Call me Scrooge, but at this time of year the atmosphere on my late night trains is anything but jolly. Having a drunk spew or fall dribbling over you isn't jolly, it's disgusting - the aggressive drunk even more so. I'm not sure these signs round the neck are needed. I regularly fall asleep, only to wake and find we haven't moved an inch anyway.

Common sense

Readers of BBC News Online will be familiar with my desire for common sense to return to our railways (some hope). A good example of this was the driver's announcements last week. At every single stop, our friendly driver was reciting the customer safety notices, which explain what to do in event of an emergency.

Now, I know this poor chap's been told he must do it, but really, at every station? On a commuter service? I'd say 99.9% of those forced to listen to this mantra must hear it several hundred times a year.

Finally, can anybody reveal the culprit of the appalling stench on platform 12 at Liverpool Street?
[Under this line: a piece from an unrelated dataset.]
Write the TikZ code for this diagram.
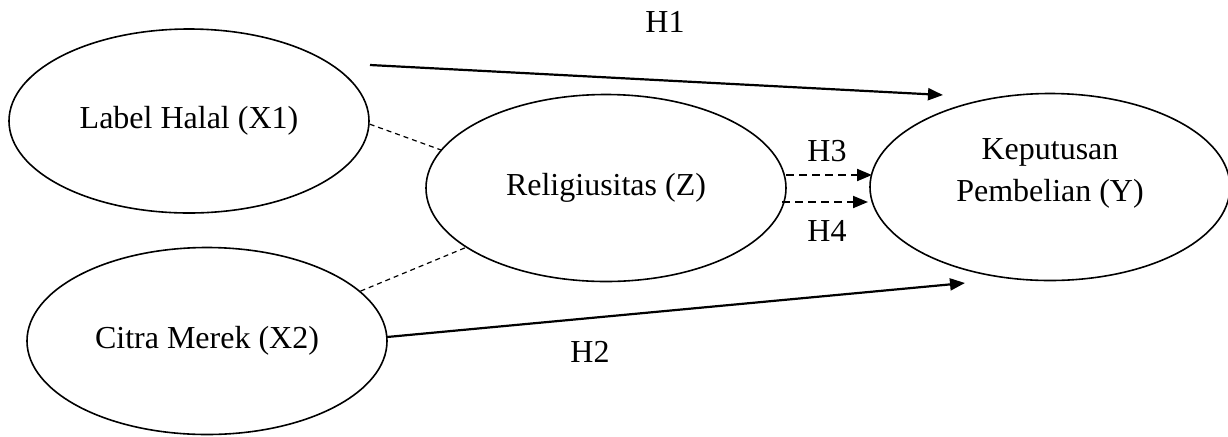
\documentclass[tikz,border=0pt]{standalone}
\usepackage{fontspec}
\setmainfont{Liberation Serif}
\usetikzlibrary{positioning, shapes.geometric, arrows.meta}

\begin{document}
\begin{tikzpicture}[x=0.5pt, y=-0.5pt, font=\fontsize{16}{21}\selectfont,
        var/.style={draw, ellipse, line width=0.8pt, minimum width=180pt, minimum height=93.5pt, inner sep=0pt, align=center},
        effect/.style={line width=1.1pt, -{Triangle[length=7.5pt, width=6pt]}},
        mediate/.style={line width=1pt, dash pattern=on 4pt off 2.5pt, -{Triangle[length=7.5pt, width=6pt]}},
        link/.style={line width=0.6pt, dash pattern=on 2.5pt off 2pt}]
        \useasboundingbox (0,0) rectangle (1228,436);

        \node[var, minimum height=92pt] (x1) at (189,121)  {Label Halal (X1)};
        \node[var]                      (z)  at (606,188)  {Religiusitas (Z)};
        \node[var, text depth=17pt]     (y)  at (1050,187) {Keputusan\\Pembelian (Y)};
        \node[var]                      (x2) at (207,341)  {Citra Merek (X2)};

        \coordinate (h1 tail) at (370,65);
        \coordinate (h1 head) at (943,95);
        \coordinate (h2 tail) at (387,337);
        \coordinate (h2 head) at (965,283);
        \coordinate (h3 tail) at (786,175);
        \coordinate (h3 head) at (872,175);
        \coordinate (h4 tail) at (782,202);
        \coordinate (h4 head) at (868,202);

        \node (h1) at (665,22)  {H1};
        \node (h2) at (590,352) {H2};
        \node (h3) at (827,151) {H3};
        \node (h4) at (827,231) {H4};

        \draw[effect]  (h1 tail) -- (h1 head);
        \draw[effect]  (h2 tail) -- (h2 head);
        \draw[mediate] (h3 tail) -- (h3 head);
        \draw[mediate] (h4 tail) -- (h4 head);
        \draw[link]    (x1.-1)  -- (z.167);
        \draw[link]    (x2.18)  -- (z.203);
    \end{tikzpicture}
\end{document}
My friend Al reckons' it's the Dutch coming in from Harwich and wreaking awful revenge on us East Anglians for some ancient sea battle off the coast. Whoever it is needs help. Puddles of raw sewage lay within the station, just yards from food stalls. Bizarrely, it only seems to afflict platform 12.

As the festive week approaches, I shall be reporting on some of the stranger practices of fellow commuters and the ongoing struggle to get to work.